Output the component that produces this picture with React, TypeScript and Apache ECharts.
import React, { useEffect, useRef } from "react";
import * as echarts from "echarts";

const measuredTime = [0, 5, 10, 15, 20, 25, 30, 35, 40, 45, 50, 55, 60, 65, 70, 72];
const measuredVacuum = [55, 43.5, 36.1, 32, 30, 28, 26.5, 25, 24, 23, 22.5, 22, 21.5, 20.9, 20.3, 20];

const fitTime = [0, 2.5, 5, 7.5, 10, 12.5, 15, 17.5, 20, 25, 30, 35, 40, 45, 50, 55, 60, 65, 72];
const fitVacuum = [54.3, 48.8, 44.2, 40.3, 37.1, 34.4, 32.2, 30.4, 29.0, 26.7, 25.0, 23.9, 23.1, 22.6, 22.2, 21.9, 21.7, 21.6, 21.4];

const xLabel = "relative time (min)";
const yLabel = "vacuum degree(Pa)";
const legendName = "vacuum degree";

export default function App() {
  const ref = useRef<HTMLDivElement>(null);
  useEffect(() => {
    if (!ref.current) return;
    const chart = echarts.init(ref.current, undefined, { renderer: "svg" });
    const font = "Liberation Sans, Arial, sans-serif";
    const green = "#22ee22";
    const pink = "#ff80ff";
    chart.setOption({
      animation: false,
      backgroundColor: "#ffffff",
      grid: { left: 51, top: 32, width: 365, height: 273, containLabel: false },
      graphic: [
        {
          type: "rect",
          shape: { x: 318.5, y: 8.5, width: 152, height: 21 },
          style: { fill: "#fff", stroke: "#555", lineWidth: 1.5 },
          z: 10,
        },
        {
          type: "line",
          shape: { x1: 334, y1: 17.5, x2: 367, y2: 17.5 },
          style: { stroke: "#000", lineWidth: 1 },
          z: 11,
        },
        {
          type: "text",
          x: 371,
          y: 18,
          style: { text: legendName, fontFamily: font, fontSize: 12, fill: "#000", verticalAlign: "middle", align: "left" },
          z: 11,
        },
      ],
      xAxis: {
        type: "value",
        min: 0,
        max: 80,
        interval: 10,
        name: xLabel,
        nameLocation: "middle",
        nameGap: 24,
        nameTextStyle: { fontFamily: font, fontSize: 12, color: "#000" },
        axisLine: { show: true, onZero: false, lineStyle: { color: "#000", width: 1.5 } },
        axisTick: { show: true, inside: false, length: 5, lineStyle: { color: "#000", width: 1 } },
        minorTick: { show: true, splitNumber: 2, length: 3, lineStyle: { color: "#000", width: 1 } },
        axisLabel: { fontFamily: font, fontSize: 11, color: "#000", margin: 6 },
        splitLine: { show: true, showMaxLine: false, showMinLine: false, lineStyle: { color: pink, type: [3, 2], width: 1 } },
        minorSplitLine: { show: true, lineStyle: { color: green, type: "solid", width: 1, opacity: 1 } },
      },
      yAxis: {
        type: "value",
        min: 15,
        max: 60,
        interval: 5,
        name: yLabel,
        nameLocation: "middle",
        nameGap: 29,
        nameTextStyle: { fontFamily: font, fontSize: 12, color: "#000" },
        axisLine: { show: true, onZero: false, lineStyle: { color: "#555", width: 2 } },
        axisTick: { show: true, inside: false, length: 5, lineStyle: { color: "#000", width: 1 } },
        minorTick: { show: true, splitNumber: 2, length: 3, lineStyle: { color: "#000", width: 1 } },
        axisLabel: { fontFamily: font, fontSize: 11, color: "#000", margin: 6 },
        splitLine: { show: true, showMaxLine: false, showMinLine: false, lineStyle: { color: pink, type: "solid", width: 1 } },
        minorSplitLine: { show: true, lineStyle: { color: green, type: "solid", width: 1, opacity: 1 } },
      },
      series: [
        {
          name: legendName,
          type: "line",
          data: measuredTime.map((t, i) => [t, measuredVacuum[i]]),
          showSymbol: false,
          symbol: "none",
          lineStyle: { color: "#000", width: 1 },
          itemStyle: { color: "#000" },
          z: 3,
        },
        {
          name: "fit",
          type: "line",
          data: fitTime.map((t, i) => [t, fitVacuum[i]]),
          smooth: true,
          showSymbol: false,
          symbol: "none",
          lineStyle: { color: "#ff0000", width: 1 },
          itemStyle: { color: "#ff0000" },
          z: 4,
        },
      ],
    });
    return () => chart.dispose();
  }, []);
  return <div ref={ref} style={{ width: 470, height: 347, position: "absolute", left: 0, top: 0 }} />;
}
--- --- ---
» **STATED EXERCISE**
Print out the whole listing exactly as it appears.

» **WRITTEN RESPONSE**
Output the component that produces this picture with React, TypeScript and Apache ECharts.
import React, { useEffect, useRef } from "react";
import * as echarts from "echarts";

const measuredTime = [0, 5, 10, 15, 20, 25, 30, 35, 40, 45, 50, 55, 60, 65, 70, 72];
const measuredVacuum = [55, 43.5, 36.1, 32, 30, 28, 26.5, 25, 24, 23, 22.5, 22, 21.5, 20.9, 20.3, 20];

const fitTime = [0, 2.5, 5, 7.5, 10, 12.5, 15, 17.5, 20, 25, 30, 35, 40, 45, 50, 55, 60, 65, 72];
const fitVacuum = [54.3, 48.8, 44.2, 40.3, 37.1, 34.4, 32.2, 30.4, 29.0, 26.7, 25.0, 23.9, 23.1, 22.6, 22.2, 21.9, 21.7, 21.6, 21.4];

const xLabel = "relative time (min)";
const yLabel = "vacuum degree(Pa)";
const legendName = "vacuum degree";

export default function App() {
  const ref = useRef<HTMLDivElement>(null);
  useEffect(() => {
    if (!ref.current) return;
    const chart = echarts.init(ref.current, undefined, { renderer: "svg" });
    const font = "Liberation Sans, Arial, sans-serif";
    const green = "#22ee22";
    const pink = "#ff80ff";
    chart.setOption({
      animation: false,
      backgroundColor: "#ffffff",
      grid: { left: 51, top: 32, width: 365, height: 273, containLabel: false },
      graphic: [
        {
          type: "rect",
          shape: { x: 318.5, y: 8.5, width: 152, height: 21 },
          style: { fill: "#fff", stroke: "#555", lineWidth: 1.5 },
          z: 10,
        },
        {
          type: "line",
          shape: { x1: 334, y1: 17.5, x2: 367, y2: 17.5 },
          style: { stroke: "#000", lineWidth: 1 },
          z: 11,
        },
        {
          type: "text",
          x: 371,
          y: 18,
          style: { text: legendName, fontFamily: font, fontSize: 12, fill: "#000", verticalAlign: "middle", align: "left" },
          z: 11,
        },
      ],
      xAxis: {
        type: "value",
        min: 0,
        max: 80,
        interval: 10,
        name: xLabel,
        nameLocation: "middle",
        nameGap: 24,
        nameTextStyle: { fontFamily: font, fontSize: 12, color: "#000" },
        axisLine: { show: true, onZero: false, lineStyle: { color: "#000", width: 1.5 } },
        axisTick: { show: true, inside: false, length: 5, lineStyle: { color: "#000", width: 1 } },
        minorTick: { show: true, splitNumber: 2, length: 3, lineStyle: { color: "#000", width: 1 } },
        axisLabel: { fontFamily: font, fontSize: 11, color: "#000", margin: 6 },
        splitLine: { show: true, showMaxLine: false, showMinLine: false, lineStyle: { color: pink, type: [3, 2], width: 1 } },
        minorSplitLine: { show: true, lineStyle: { color: green, type: "solid", width: 1, opacity: 1 } },
      },
      yAxis: {
        type: "value",
        min: 15,
        max: 60,
        interval: 5,
        name: yLabel,
        nameLocation: "middle",
        nameGap: 29,
        nameTextStyle: { fontFamily: font, fontSize: 12, color: "#000" },
        axisLine: { show: true, onZero: false, lineStyle: { color: "#555", width: 2 } },
        axisTick: { show: true, inside: false, length: 5, lineStyle: { color: "#000", width: 1 } },
        minorTick: { show: true, splitNumber: 2, length: 3, lineStyle: { color: "#000", width: 1 } },
        axisLabel: { fontFamily: font, fontSize: 11, color: "#000", margin: 6 },
        splitLine: { show: true, showMaxLine: false, showMinLine: false, lineStyle: { color: pink, type: "solid", width: 1 } },
        minorSplitLine: { show: true, lineStyle: { color: green, type: "solid", width: 1, opacity: 1 } },
      },
      series: [
        {
          name: legendName,
          type: "line",
          data: measuredTime.map((t, i) => [t, measuredVacuum[i]]),
          showSymbol: false,
          symbol: "none",
          lineStyle: { color: "#000", width: 1 },
          itemStyle: { color: "#000" },
          z: 3,
        },
        {
          name: "fit",
          type: "line",
          data: fitTime.map((t, i) => [t, fitVacuum[i]]),
          smooth: true,
          showSymbol: false,
          symbol: "none",
          lineStyle: { color: "#ff0000", width: 1 },
          itemStyle: { color: "#ff0000" },
          z: 4,
        },
      ],
    });
    return () => chart.dispose();
  }, []);
  return <div ref={ref} style={{ width: 470, height: 347, position: "absolute", left: 0, top: 0 }} />;
}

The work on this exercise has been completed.